Records for processing

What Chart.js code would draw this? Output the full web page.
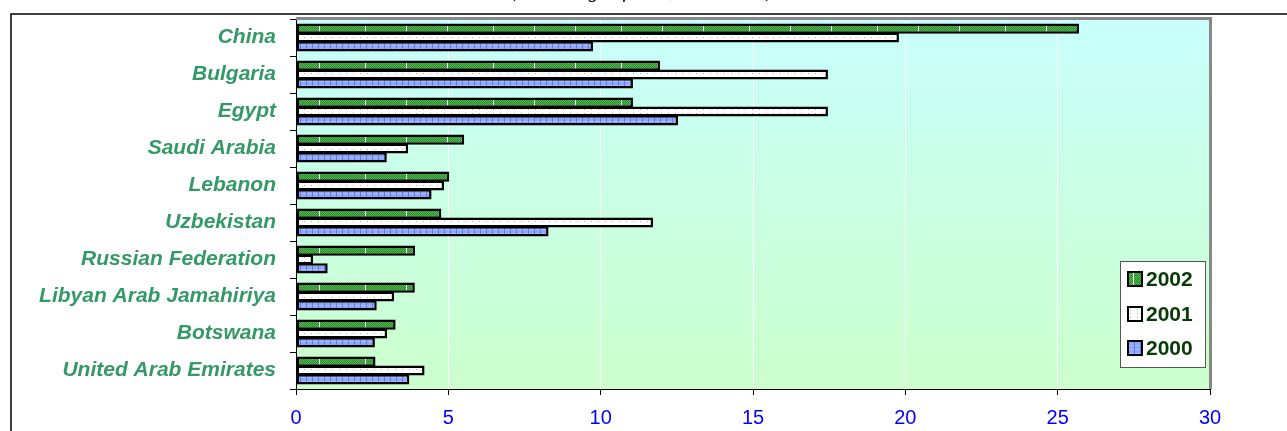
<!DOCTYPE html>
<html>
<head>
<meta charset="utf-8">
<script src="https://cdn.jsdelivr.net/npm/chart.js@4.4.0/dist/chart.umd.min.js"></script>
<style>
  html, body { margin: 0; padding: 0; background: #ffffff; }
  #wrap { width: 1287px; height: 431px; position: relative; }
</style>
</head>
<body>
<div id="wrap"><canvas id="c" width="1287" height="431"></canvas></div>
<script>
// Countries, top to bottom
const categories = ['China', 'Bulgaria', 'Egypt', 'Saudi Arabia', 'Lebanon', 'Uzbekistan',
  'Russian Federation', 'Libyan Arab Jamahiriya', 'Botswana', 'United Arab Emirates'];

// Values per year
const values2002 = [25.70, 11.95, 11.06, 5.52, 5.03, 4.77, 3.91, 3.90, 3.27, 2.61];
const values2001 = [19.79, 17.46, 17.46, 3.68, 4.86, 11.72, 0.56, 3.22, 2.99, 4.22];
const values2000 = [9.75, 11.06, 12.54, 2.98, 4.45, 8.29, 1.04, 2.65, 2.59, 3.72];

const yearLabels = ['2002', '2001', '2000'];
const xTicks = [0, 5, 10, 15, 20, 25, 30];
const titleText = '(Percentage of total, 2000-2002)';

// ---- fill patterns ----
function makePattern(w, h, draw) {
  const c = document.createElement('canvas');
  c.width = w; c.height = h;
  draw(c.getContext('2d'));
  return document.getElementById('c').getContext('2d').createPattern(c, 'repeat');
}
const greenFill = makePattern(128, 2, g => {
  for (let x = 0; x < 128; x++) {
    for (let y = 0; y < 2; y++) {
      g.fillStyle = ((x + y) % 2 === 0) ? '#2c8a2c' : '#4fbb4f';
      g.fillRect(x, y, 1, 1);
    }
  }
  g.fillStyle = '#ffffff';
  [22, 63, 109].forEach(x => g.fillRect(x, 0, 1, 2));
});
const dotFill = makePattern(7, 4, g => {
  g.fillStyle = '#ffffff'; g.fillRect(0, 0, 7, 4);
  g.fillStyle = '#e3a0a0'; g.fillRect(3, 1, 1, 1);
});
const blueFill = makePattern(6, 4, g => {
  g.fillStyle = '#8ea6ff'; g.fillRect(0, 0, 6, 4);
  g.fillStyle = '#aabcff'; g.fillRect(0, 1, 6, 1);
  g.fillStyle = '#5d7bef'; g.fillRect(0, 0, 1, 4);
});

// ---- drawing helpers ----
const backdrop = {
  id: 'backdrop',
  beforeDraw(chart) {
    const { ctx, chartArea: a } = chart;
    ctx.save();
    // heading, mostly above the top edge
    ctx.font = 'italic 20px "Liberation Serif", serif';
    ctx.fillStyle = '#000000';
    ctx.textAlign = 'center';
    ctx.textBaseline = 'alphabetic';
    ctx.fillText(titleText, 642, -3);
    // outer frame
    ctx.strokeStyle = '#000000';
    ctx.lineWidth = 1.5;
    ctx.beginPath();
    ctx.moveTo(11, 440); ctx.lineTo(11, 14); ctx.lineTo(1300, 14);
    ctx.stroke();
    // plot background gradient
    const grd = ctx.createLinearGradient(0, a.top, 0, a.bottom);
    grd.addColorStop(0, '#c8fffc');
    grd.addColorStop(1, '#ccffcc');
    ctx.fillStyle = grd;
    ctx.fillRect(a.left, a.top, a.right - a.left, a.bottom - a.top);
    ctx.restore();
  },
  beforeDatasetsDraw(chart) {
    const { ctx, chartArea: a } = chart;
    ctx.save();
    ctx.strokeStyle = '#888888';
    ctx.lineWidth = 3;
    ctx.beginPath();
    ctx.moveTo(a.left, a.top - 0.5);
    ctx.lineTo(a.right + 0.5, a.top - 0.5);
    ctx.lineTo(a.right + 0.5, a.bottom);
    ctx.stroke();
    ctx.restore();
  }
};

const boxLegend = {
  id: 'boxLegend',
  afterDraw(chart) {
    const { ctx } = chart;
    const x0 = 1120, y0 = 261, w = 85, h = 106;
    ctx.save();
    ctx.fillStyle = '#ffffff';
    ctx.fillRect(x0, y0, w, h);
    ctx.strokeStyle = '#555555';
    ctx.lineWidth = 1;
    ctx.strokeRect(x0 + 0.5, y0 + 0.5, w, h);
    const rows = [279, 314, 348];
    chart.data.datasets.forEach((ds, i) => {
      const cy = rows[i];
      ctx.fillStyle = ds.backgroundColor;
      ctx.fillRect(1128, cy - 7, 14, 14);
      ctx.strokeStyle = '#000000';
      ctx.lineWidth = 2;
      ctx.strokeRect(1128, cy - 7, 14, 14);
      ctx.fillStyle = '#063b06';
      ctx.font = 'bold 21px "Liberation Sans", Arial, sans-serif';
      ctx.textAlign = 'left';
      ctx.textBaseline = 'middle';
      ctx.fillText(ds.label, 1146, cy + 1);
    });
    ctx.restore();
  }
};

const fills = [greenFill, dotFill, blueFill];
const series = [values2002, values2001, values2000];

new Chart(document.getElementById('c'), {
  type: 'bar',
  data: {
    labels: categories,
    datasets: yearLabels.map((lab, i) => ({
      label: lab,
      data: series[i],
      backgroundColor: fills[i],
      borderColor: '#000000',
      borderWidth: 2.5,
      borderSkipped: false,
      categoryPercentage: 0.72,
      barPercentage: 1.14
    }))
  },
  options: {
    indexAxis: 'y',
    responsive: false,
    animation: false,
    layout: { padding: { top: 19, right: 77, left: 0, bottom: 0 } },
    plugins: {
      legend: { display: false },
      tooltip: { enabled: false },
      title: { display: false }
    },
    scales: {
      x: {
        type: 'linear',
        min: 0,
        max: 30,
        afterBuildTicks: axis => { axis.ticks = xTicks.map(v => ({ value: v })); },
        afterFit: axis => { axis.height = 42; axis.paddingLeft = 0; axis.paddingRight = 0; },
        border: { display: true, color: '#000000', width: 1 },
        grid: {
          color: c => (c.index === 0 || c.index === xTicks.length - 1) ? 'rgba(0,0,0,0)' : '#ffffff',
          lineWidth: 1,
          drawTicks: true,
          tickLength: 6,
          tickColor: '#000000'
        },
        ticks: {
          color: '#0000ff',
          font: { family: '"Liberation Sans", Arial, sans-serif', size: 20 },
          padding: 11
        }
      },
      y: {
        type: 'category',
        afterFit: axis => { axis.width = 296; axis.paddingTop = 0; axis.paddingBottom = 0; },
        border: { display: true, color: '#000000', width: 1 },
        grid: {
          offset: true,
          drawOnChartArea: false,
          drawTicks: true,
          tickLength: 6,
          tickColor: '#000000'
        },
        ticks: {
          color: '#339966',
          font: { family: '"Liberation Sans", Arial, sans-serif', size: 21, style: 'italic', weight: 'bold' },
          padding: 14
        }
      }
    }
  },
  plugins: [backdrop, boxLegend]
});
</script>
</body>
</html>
---
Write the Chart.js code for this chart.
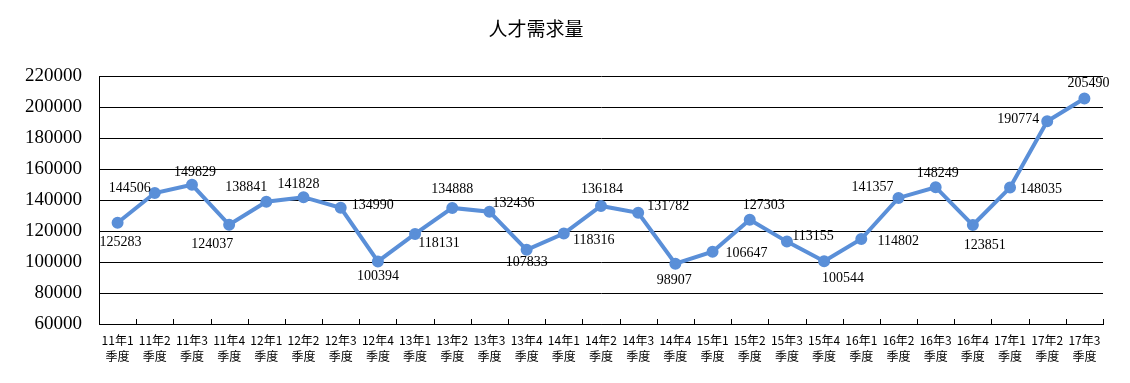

Job
Write out exactly the lines from the one that has "What Chart.js code" down to the one that has "const titleText = '(Percentage", including both. Pictures stay out of the copy.

Answer to the problem
What Chart.js code would draw this? Output the full web page.
<!DOCTYPE html>
<html>
<head>
<meta charset="utf-8">
<script src="https://cdn.jsdelivr.net/npm/chart.js@4.4.0/dist/chart.umd.min.js"></script>
<style>
  html, body { margin: 0; padding: 0; background: #ffffff; }
  #wrap { width: 1287px; height: 431px; position: relative; }
</style>
</head>
<body>
<div id="wrap"><canvas id="c" width="1287" height="431"></canvas></div>
<script>
// Countries, top to bottom
const categories = ['China', 'Bulgaria', 'Egypt', 'Saudi Arabia', 'Lebanon', 'Uzbekistan',
  'Russian Federation', 'Libyan Arab Jamahiriya', 'Botswana', 'United Arab Emirates'];

// Values per year
const values2002 = [25.70, 11.95, 11.06, 5.52, 5.03, 4.77, 3.91, 3.90, 3.27, 2.61];
const values2001 = [19.79, 17.46, 17.46, 3.68, 4.86, 11.72, 0.56, 3.22, 2.99, 4.22];
const values2000 = [9.75, 11.06, 12.54, 2.98, 4.45, 8.29, 1.04, 2.65, 2.59, 3.72];

const yearLabels = ['2002', '2001', '2000'];
const xTicks = [0, 5, 10, 15, 20, 25, 30];
const titleText = '(Percentage of total, 2000-2002)';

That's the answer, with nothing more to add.